Comenzó su carrera en la petrolera Esso, en el menemismo estuvo a cargo de las inversiones extranjeras en el Ministerio de Economía, fue gerente general de la ANSES (donde fue acusado por administración fraudulenta y peculado) y luego director del FONCAP (donde fue investigado por el delito de defraudación de la administración pública). Más tarde fue jefe de campaña de la fórmula perdedora Eduardo Duhalde-Ramón Ortega en 1999, y bajo el gobierno de la Alianza fue interventor del PAMI (cuando le negó la ayuda financiera al Dr. René Favaloro), presidente del Instituto de Previsión Social de la Provincia de Buenos Aires con Ruckauf y director general de la DGI (Dirección General Impositiva).
Hubo, entre sus antepasados, quienes actuaron como embajadores en París, cancilleres, presidentes del Jockey Club, dueños de diarios y ferrocarriles, y otros cargos altisonantes. Uno de ellos, Procurador de la Nación entre 1923 y 1935, firmó la resolución que justificó la “legalidad” del golpe de estado de Uriburu en 1930. Todos su árbol genealógico se nutre de apellidos “ilustres” de las familias más encumbradas de la oligarquía argentina.
Con semejantes antecedentes, no puede extrañar que Horacio Rodríguez Larreta haya dicho lo que dijo sobre el sistema que propone para terminar con la suciedad alrededor de los contenedores, reunido con ese tipo de “vecinos” que tanto aprecian a gobernantes de mano dura, añorantes de tiempos de bayonetas y balazos impiadosos, de torturas escondidas en campos de concentración mientras ellos “nunca se dieron cuenta” de lo que pasaba.
La propuesta, contundente, eficaz, terminante, fue... no tirar los cartones para que no haya más cartoneros. ¡Qué elegancia verbal, qué sintaxis tan rotunda! Un verdadero sinceramiento de su prosapia oligárquica, base de su desprecio por los que hizo caer del mapa de una Argentina de la que, junto a otros especímenes de su mismo orígen, se creen dueños absolutos.
Se trata de un falso “estadista” sin pelos y menos vergüenza, hacedor de una Buenos Aires preparada para el “mercado” turístico, abandonante de cualquier acción que genere algún tipo de inclusión social, destructor de identidades barriales, conspicuo cómplice de cuanta depredación haga su símil nacional en la Rosada, eliminador de derechos de los ciudadanos empobrecidos y exaltador de privilegios para sus amigos y socios, siempre presentes en licitaciones amañadas o en entregas a escondidas de negociados espúrios de obras faraónicas.

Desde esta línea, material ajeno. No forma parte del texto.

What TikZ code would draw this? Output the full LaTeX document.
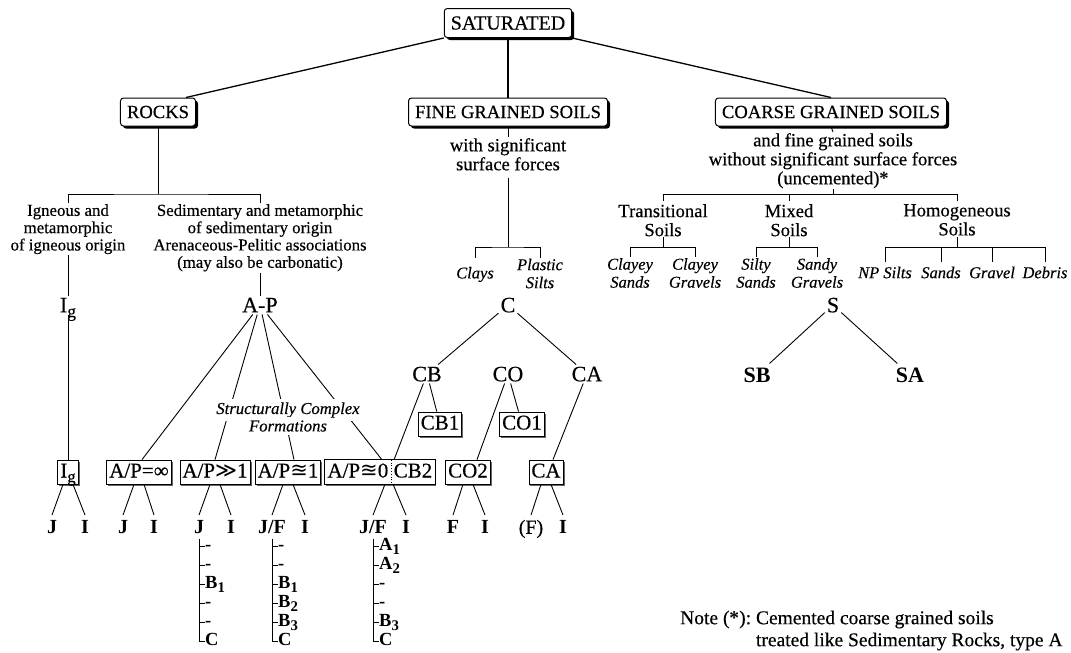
\documentclass[tikz,border=0pt]{standalone}
\usepackage{fontspec}
\setmainfont{Liberation Serif}[UprightFeatures={FakeBold=0.4},ItalicFeatures={FakeBold=0.4}]
\newfontfamily\symf{DejaVu Sans}
\usepackage{graphicx}
\usetikzlibrary{shadows,fit}
\pgfdeclarelayer{bg}
\pgfsetlayers{bg,main}
\newcommand\lsub[1]{\raisebox{-0.22em}{\scalebox{0.8}{#1}}}
\newcommand\fsz[2]{\fontsize{#1}{#2}\selectfont}
\tikzset{
  topbox/.style={draw, line width=1pt, rounded corners=3pt, fill=white, inner xsep=6.5pt, inner ysep=2pt, minimum height=28pt, font=\fsz{18.6}{20}, drop shadow={shadow xshift=2.5pt, shadow yshift=-2.5pt, fill=black, opacity=1}},
  sqtext/.style={inner xsep=2.5pt, inner ysep=2pt, minimum height=24pt, text height=14.5pt, text depth=3.5pt, font=\fsz{21}{22}},
  sqbox/.style={sqtext, draw, line width=0.8pt, fill=white, drop shadow={shadow xshift=1.5pt, shadow yshift=-1.5pt, fill=black!60, opacity=1}},
  sym/.style={font=\fsz{22}{22}, inner sep=2pt, text height=14.6pt, text depth=0pt},
  symb/.style={sym, font=\bfseries\fsz{22}{22}},
  leaf/.style={font=\bfseries\fsz{20}{20}, inner xsep=1pt, inner ysep=5pt, text height=13.5pt, text depth=0pt},
  litem/.style={font=\bfseries\fsz{18.5}{19}, inner sep=0pt, text height=11pt, text depth=2pt, anchor=west},
  desc/.style={align=center, font=\fsz{18.6}{19}, inner sep=1pt},
  rdesc/.style={align=center, font=\fsz{16.8}{17.3}, inner sep=1pt},
  ital/.style={align=center, font=\itshape\fsz{16.5}{18}, inner sep=1pt},
  conn/.style={line width=0.9pt},
  topconn/.style={line width=1.3pt},
  brk/.style={line width=0.7pt},
  lst/.style={line width=1pt},
}
\begin{document}
\begin{tikzpicture}[x=1pt,y=-1pt]
\useasboundingbox (0,0) rectangle (1071,653);
% ---------- top level
\node[topbox, font=\fsz{20}{22}, minimum height=29pt] (sat) at (508,23) {SATURATED};
\node[topbox] (rocks) at (158,112) {ROCKS};
\node[topbox] (fine) at (508,112) {FINE GRAINED SOILS};
\node[topbox] (coarse) at (831,112) {COARSE GRAINED SOILS};
\draw[topconn] (sat.south west) -- ([xshift=-10pt]rocks.north east);
\draw[topconn] (sat.south) -- (fine.north);
\draw[topconn] (sat.south east) -- (coarse.north);
% ---------- rocks
\coordinate (rb) at (158,194);
\coordinate (rt) at (0,203);
\node[rdesc, anchor=north] (ign) at (68,203) {Igneous and\\metamorphic\\of igneous origin};
\node[rdesc, anchor=north] (sed) at (260,203) {Sedimentary and metamorphic\\of sedimentary origin\\Arenaceous-Pelitic associations\\(may also be carbonatic)};
\draw[conn] (rocks.south) -- (rb);
\draw[brk] (ign |- rt) |- (rb) -| (sed |- rt);
\node[sym] (igl) at (68,305) {I\lsub{g}};
\node[sym] (ap) at (260,305) {A-P};
\draw[conn] (ign.south) -- (igl.north);
\draw[conn] (sed.south) -- (ap.north);
% boxes row
\node[sqbox] (igbox) at (68,472) {I\lsub{g}};
\node[sqbox] (apinf) at (139,472) {A/P=∞};
\node[sqbox] (apgg) at (215,472) {A/P{\symf ≫}1};
\node[sqbox] (apone) at (288,472) {A/P{\symf ≊}1};
\node[sqtext, anchor=east] (apzero) at (391,472) {A/P{\symf ≊}0};
\node[sqtext, anchor=west] (cbtwo) at (391,472) {CB2};
\begin{pgfonlayer}{bg}
\node[sqbox, fit=(apzero)(cbtwo), inner sep=0pt] (apcb) {};
\end{pgfonlayer}
\draw[dotted, line width=0.8pt] (apzero.north east) -- (apzero.south east);
\node[sqbox] (cbone) at (440,424) {CB1};
\node[sqbox] (coone) at (522,424) {CO1};
\node[sqbox] (cotwo) at (468,472) {CO2};
\node[sqbox] (cabox) at (546,472) {CA};
\draw[conn] (igl.south) -- (igbox.north);
\draw[conn] (ap) -- ([xshift=3pt]apinf.north);
\draw[conn] (ap) -- (apgg.north);
\draw[conn] (ap) -- ([xshift=6pt]apone.north);
\draw[conn] (ap) -- ([xshift=-9pt]apzero.north east);
\node[ital, fill=white, inner xsep=1pt, inner ysep=3pt, font=\itshape\fsz{16.7}{18}] (scf1) at (288,410) {Structurally Complex};
\node[ital, fill=white, inner xsep=1pt, inner ysep=3pt, font=\itshape\fsz{16.7}{18}] (scf2) at (288,426) {Formations};
% ---------- fine grained
\node[desc, anchor=north] (wsig) at (508,137) {with significant\\surface forces};
\draw[conn] (fine.south) -- (wsig.north);
\coordinate (fb) at (508,247);
\coordinate (ft) at (0,258);
\draw[conn, shorten <=6pt] (wsig.south) -- (fb);
\node[ital] (clays) at (475,274.5) {Clays};
\node[ital] (plsilts) at (540,273.5) {Plastic\\Silts};
\draw[brk] (clays |- ft) |- (fb) -| (plsilts |- ft);
\node[sym] (c) at (508,305) {C};
\node[sym] (cb) at (427,374) {CB};
\node[sym] (co) at (508,374) {CO};
\node[sym] (ca) at (587,374) {CA};
\draw[conn] (c) -- (cb);
\draw[conn] (c) -- (ca);
\draw[conn] (cb) -- (cbone);
\draw[conn] (cb) -- ([xshift=3pt]apzero.north east);
\draw[conn] (co) -- (coone);
\draw[conn] (co) -- ([xshift=9pt]cotwo.north);
\draw[conn] (ca) -- ([xshift=7pt]cabox.north);
% ---------- leaves
\node[leaf] (j1) at (52,527) {J};
\node[leaf] (i1) at (85,527) {I};
\node[leaf] (j2) at (123,527) {J};
\node[leaf] (i2) at (154,527) {I};
\node[leaf] (j3) at (199,527) {J};
\node[leaf] (i3) at (231,527) {I};
\node[leaf] (j4) at (272,527) {J/F};
\node[leaf] (i4) at (305,527) {I};
\node[leaf] (j5) at (373,527) {J/F};
\node[leaf] (i5) at (406,527) {I};
\node[leaf] (f6) at (453,527) {F};
\node[leaf] (i6) at (485,527) {I};
\node[leaf, font=\fsz{20}{20}] (f7) at (531,527) {(F)};
\node[leaf] (i7) at (563,527) {I};
\draw[conn] ([xshift=-5pt]igbox.south) -- (j1.north);
\draw[conn] ([xshift=5pt]igbox.south) -- (i1.north);
\draw[conn] ([xshift=-5pt]apinf.south) -- (j2.north);
\draw[conn] ([xshift=5pt]apinf.south) -- (i2.north);
\draw[conn] ([xshift=-5pt]apgg.south) -- (j3.north);
\draw[conn] ([xshift=5pt]apgg.south) -- (i3.north);
\draw[conn] ([xshift=-5pt]apone.south) -- (j4.north);
\draw[conn] ([xshift=5pt]apone.south) -- (i4.north);
\draw[conn] ([xshift=-6pt]apzero.south east) -- (j5.north);
\draw[conn] ([xshift=2pt]apzero.south east) -- (i5.north);
\draw[conn] ([xshift=-5pt]cotwo.south) -- (f6.north);
\draw[conn] ([xshift=5pt]cotwo.south) -- (i6.north);
\draw[conn] ([xshift=-5pt]cabox.south) -- (f7.north);
\draw[conn] ([xshift=5pt]cabox.south) -- (i7.north);
% ---------- lists
\node[litem] (la1) at (205,546) {-};
\node[litem] (la2) at (205,565) {-};
\node[litem] (la3) at (205,584) {B\lsub{1}};
\node[litem] (la4) at (205,603) {-};
\node[litem] (la5) at (205,622) {-};
\node[litem] (la6) at (205,641) {C};
\draw[lst] (j3.south) |- (la6.west);
\foreach \n in {la1,la2,la3,la4,la5} \draw[brk] (j3.south |- \n.west) -- (\n.west);
\node[litem] (lb1) at (278,546) {-};
\node[litem] (lb2) at (278,565) {-};
\node[litem] (lb3) at (278,584) {B\lsub{1}};
\node[litem] (lb4) at (278,603) {B\lsub{2}};
\node[litem] (lb5) at (278,622) {B\lsub{3}};
\node[litem] (lb6) at (278,641) {C};
\draw[lst] (j4.south) |- (lb6.west);
\foreach \n in {lb1,lb2,lb3,lb4,lb5} \draw[brk] (j4.south |- \n.west) -- (\n.west);
\node[litem] (lc1) at (379,546) {A\lsub{1}};
\node[litem] (lc2) at (379,565) {A\lsub{2}};
\node[litem] (lc3) at (379,584) {-};
\node[litem] (lc4) at (379,603) {-};
\node[litem] (lc5) at (379,622) {B\lsub{3}};
\node[litem] (lc6) at (379,641) {C};
\draw[lst] (j5.south) |- (lc6.west);
\foreach \n in {lc1,lc2,lc3,lc4,lc5} \draw[brk] (j5.south |- \n.west) -- (\n.west);
% ---------- coarse grained
\node[desc, anchor=north] (cdesc) at (833,132) {and fine grained soils\\without significant surface forces\\(uncemented)\textbf{*}};
\draw[conn] (coarse.south) -- (cdesc.north);
\coordinate (cb0) at (833,194);
\coordinate (ct) at (0,201);
\draw[brk] (cdesc.south) -- (cb0);
\node[desc, anchor=north] (trans) at (663,203) {Transitional\\Soils};
\node[desc, anchor=north] (mixed) at (789,203) {Mixed\\Soils};
\node[desc, anchor=north] (homog) at (957,203) {Homogeneous\\Soils};
\draw[brk] (trans |- ct) |- (homog |- cb0) -- (homog |- ct);
\draw[brk] (mixed |- ct) -- (mixed |- cb0);
\coordinate (sb) at (0,247);
\coordinate (st) at (0,257);
\coordinate (st2) at (0,262);
\node[ital] (clsa) at (630,273) {Clayey\\Sands};
\node[ital] (clgr) at (695,273) {Clayey\\Gravels};
\node[ital] (silsa) at (756,273) {Silty\\Sands};
\node[ital] (sagr) at (817,273) {Sandy\\Gravels};
\node[ital] (npsi) at (885,272.5) {NP Silts};
\node[ital] (sands) at (941,272.5) {Sands};
\node[ital] (grav) at (992,272.5) {Gravel};
\node[ital] (debr) at (1045,272.5) {Debris};
\draw[brk] (trans.south) -- (trans |- sb);
\draw[brk] (clsa |- st) |- (clgr |- sb) -- (clgr |- st);
\draw[brk] (mixed.south) -- (mixed |- sb);
\draw[brk] (silsa |- st) |- (sagr |- sb) -- (sagr |- st);
\draw[brk] (homog.south) -- (homog |- sb);
\draw[brk] (npsi |- st2) |- (debr |- sb) -- (debr |- st2);
\draw[brk] (sands |- st2) -- (sands |- sb);
\draw[brk] (grav |- st2) -- (grav |- sb);
\node[sym] (s) at (833,305) {S};
\node[symb] (sbn) at (757,375) {SB};
\node[symb] (san) at (910,375) {SA};
\draw[conn, shorten >=3pt] (s) -- (sbn);
\draw[conn, shorten >=3pt] (s) -- (san);
% ---------- note
\node[anchor=north west, inner sep=0pt, font=\fsz{19.5}{22}] (note) at (680,608.6) {\begin{tabular}{@{}l@{}l@{}}Note (\textbf{*}):~ & Cemented coarse grained soils\\ & treated like Sedimentary Rocks, type A\end{tabular}};
\end{tikzpicture}
\end{document}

Con el desprecio a flor de piel, con la mentira preparada por asesores sin escrúpulos, con horizontes creídos de mayores poderes, transcurren (¿o debiera decirse “curran”?) sus días de “gloria” institucional, construyendo bicisendas, colocando semáforos, arrancando árboles y deshaciendo la historia construída de una Ciudad atrapada en una telaraña vehicular sin límites, inaugurando alguna perdida estación del Subte o un centenar de metros de los kilómetros prometidos, mientras apaléa a los metrodelegados y compra vagones de descarte más anchos que los túneles, a precios de primer mundo.
Hábil para los negocios y la renta fáciles, especulador permanente de armados politiqueros sin otro objetivo que su perduración en el cargo o el sueño de reemplazar a su símil nacional en el sillón que recuerda al primer endeudador nacional, pasa por la gestión emitiendo este tipo de expresiones a sabiendas del idioma que entiende y espera la mayoría de la población “de bien” de Buenos Aires.
Esa misma que, con cacerolas que nunca aprendieron a usar, se encargó de falsificar la historia y apurar la llegada del oligarca que propuso, por fin, terminar con los cartoneros, los villeros y cuanto espécimen oscuro se atreva a asolar la armonía de sus calles, aun a costa de mancharlas con la sangre bienvenida de quienes solo admiten como sus esclavos.